From Relation Modules Of Finite Groups by Gruenberg:
Let $1\rightarrow K\rightarrow E\xrightarrow{\text{$\pi$}} G\rightarrow 1$ be exact sequence of groups, $G$ finite and $K\lhd E $.
Denote $\Delta K$ the augmentation ideal of $K$ (kernel of the map $\mathbb Z K\rightarrow \mathbb Z$ by $\sum m_k k\mapsto \sum m_k$.), then for any (right) $E$-module $M$, $M\Delta K$ is a submodule and $M/(M\Delta K)$ is obviously a $G$-module.
($M/(M\Delta K)$ can also be expressed as $M\otimes_{\mathbb ZE} \mathbb Z G$.)

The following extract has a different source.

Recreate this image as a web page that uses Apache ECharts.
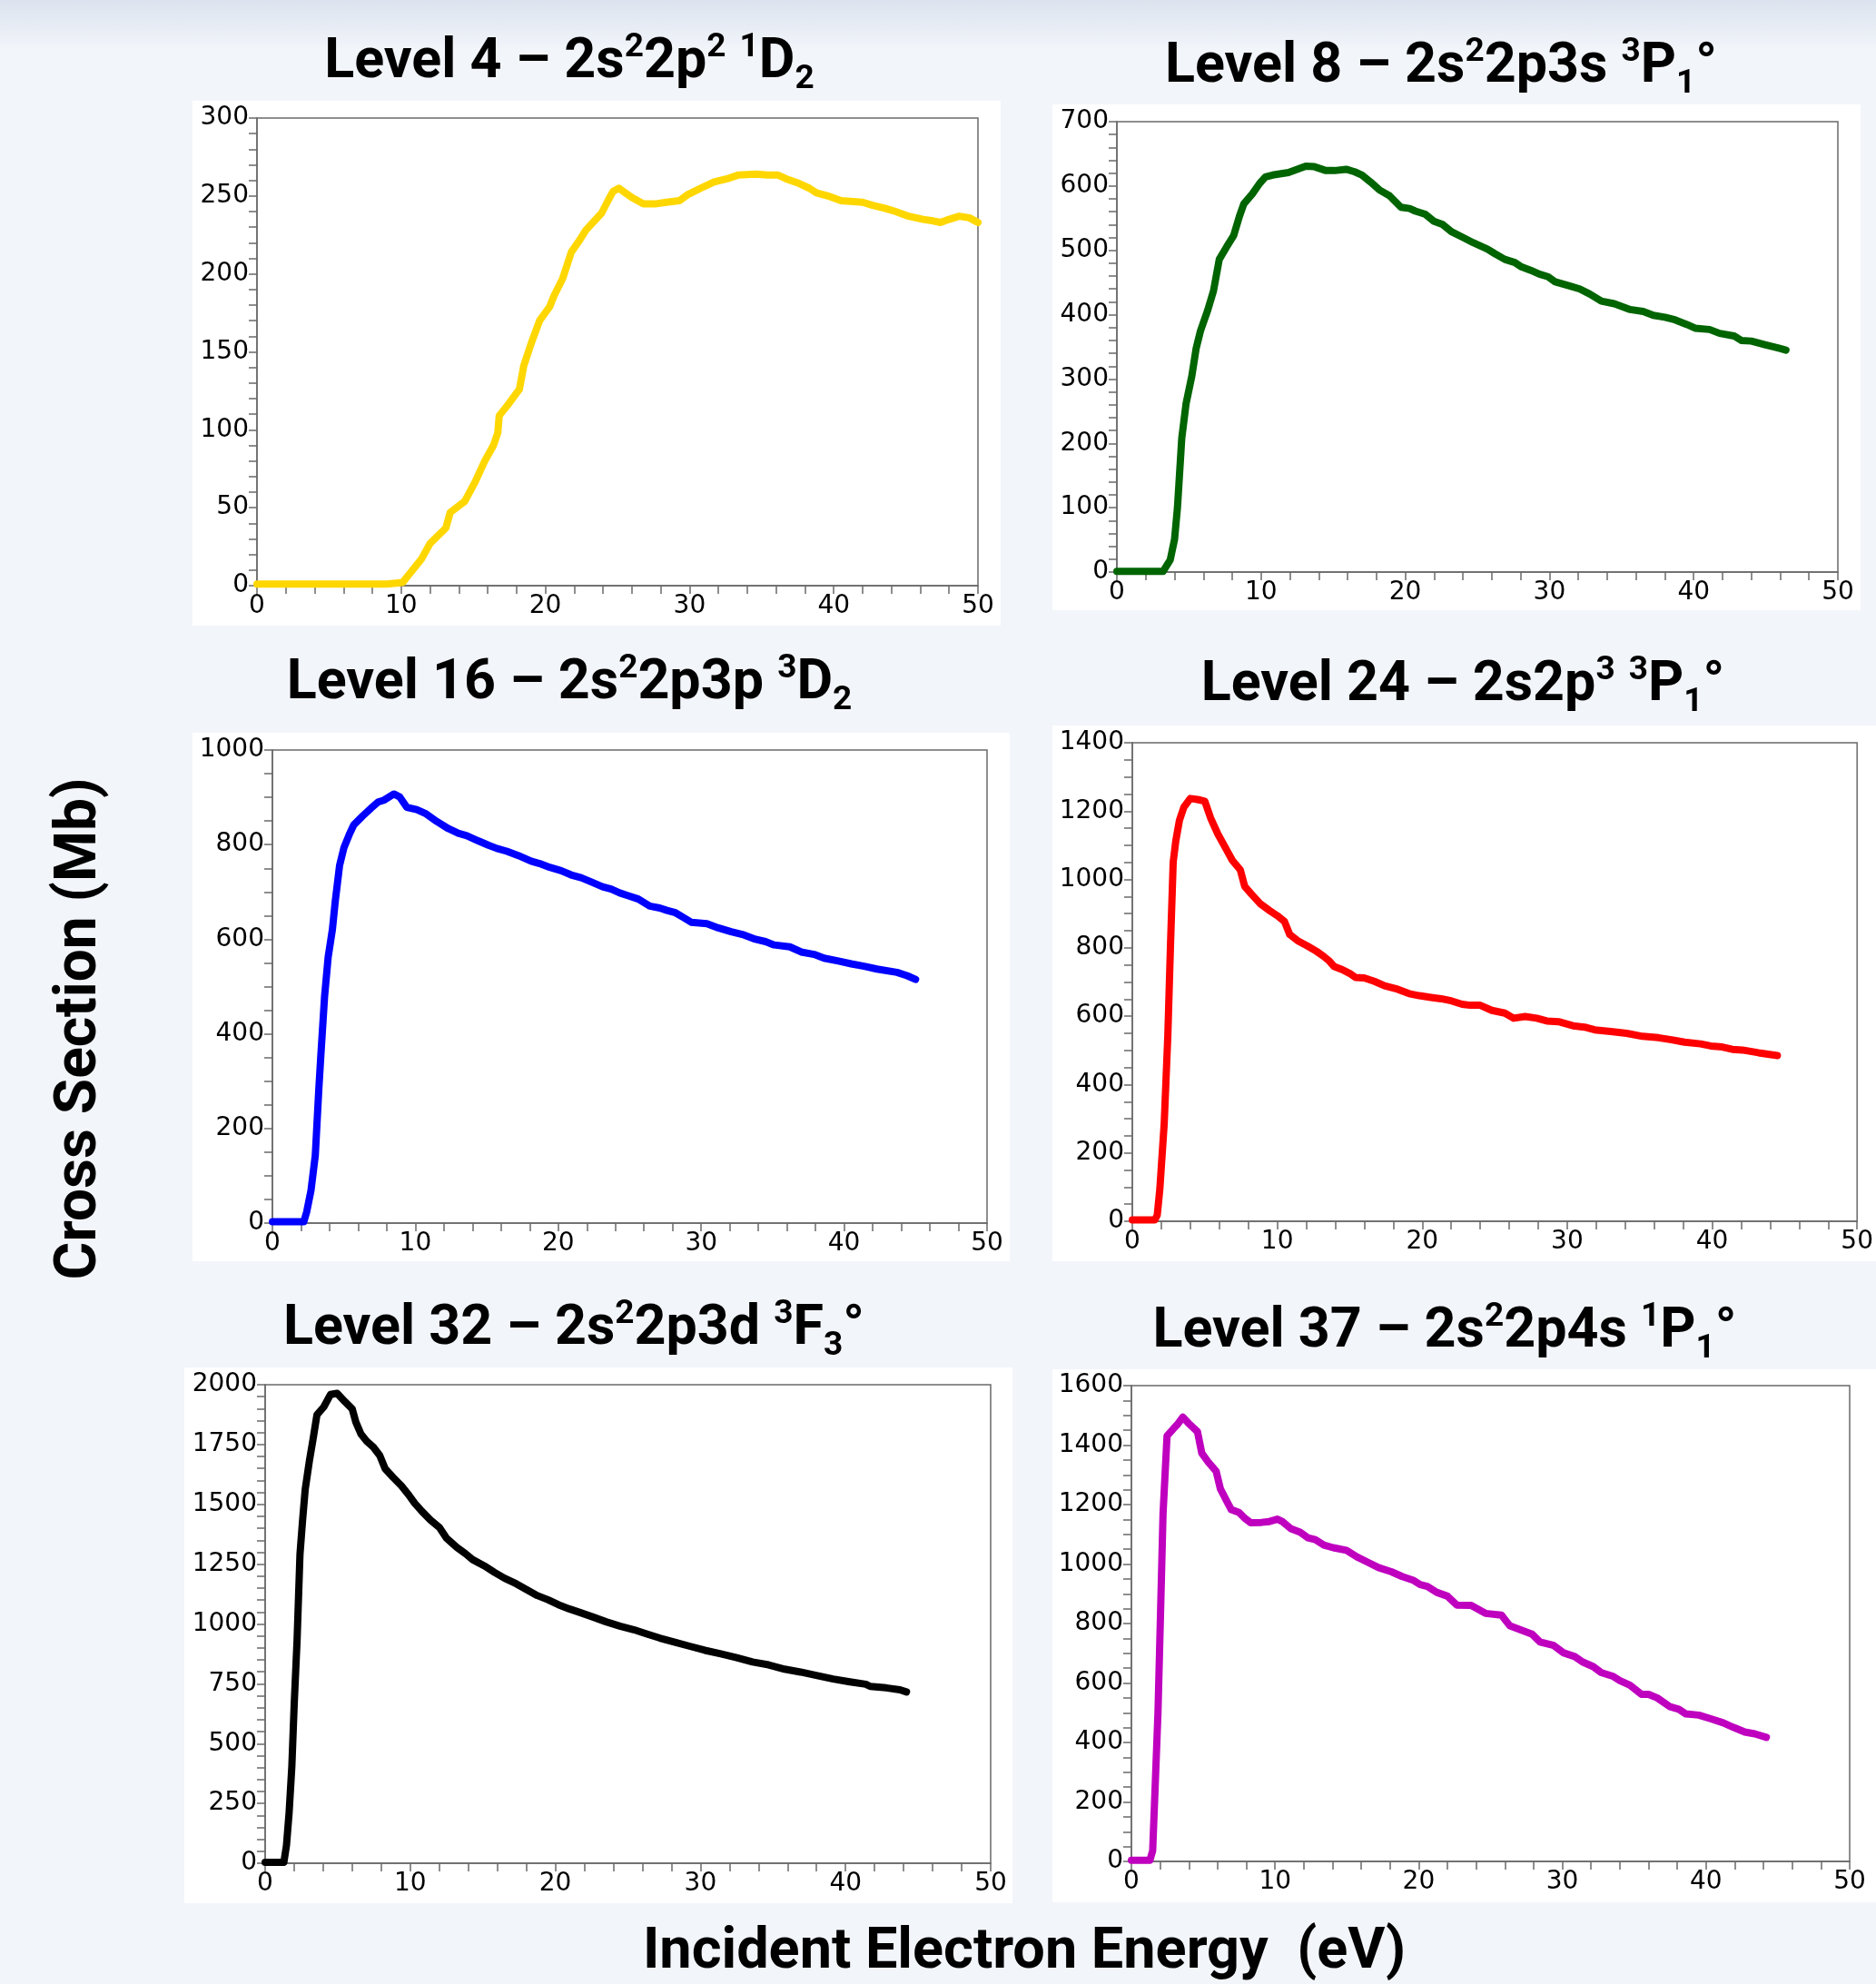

How is $G$-action defined on $M/(M\Delta K)$? And how $M/(M\Delta K)$ can be expressed as $M\otimes_{\mathbb ZE} \mathbb Z G$ as the author said?
Here's my answer to the first question (I wouldn't call it obvious).
For $g\in G$ define $$(m+M\Delta K)g:=me+M\Delta K$$ for some $e\in\pi^{-1}(\{g\})$. This does not depend on the choice of $e$.
Indeed, if $\pi(e)=\pi(f)$ then $ef^{-1}\in K$ by exactness. Now apply the augmentation map $A:\mathbb{Z}K\to\mathbb{Z}$ to get $A(ef^{-1})=1$ and so $ef^{-1}-1\in \Delta K$. This means $m(ef^{-1}-1)\in M\Delta K$ and since $M\Delta K$ is a $E$-submodule (due to $K$ being normal in $E$) then you mulitply by $f$ to get $m(e-f)\in M\Delta K$ meaning $me+M\Delta K=mf+M\Delta K$. Proving that the action is well defined.
So what about the other question? Let's start with the standard (right) $\mathbb{Z}E$ action on $\mathbb{Z}G$ given by $g\cdot e:=g\pi(e)$. This has some interesting properties on the tensor product, namely
$$me\otimes 1=m\otimes \pi(e)$$
And since $\pi$ is onto then every element of the tensor product is of the form $m\otimes 1$. Note that $me\otimes 1=mf\otimes 1$ if $\pi(e)=\pi(f)$. Sounds familiar? Even better, this gives us a natural way to define a $G$-module structure on $M\otimes\mathbb{Z}G$, namely
$$(m\otimes 1)\cdot g:=m\otimes g=me\otimes 1$$
for $e\in\pi^{-1}(\{g\})$.
Finally we have a morphism $M\to M\otimes\mathbb{Z}G$ given by $m\mapsto m\otimes 1$. And what we've discussed so far shows that this is an epimorphism. Next step is to use the first isomorphism theorem for $\mathbb{Z}E$ modules and to show that the induced isomorphism preserves $\mathbb{Z}G$ action (remember that $M$ is not a $\mathbb{Z}G$ module) which in this case should be trivial. Calculating the kernel is a bit challenging though. But should be similar to the first section.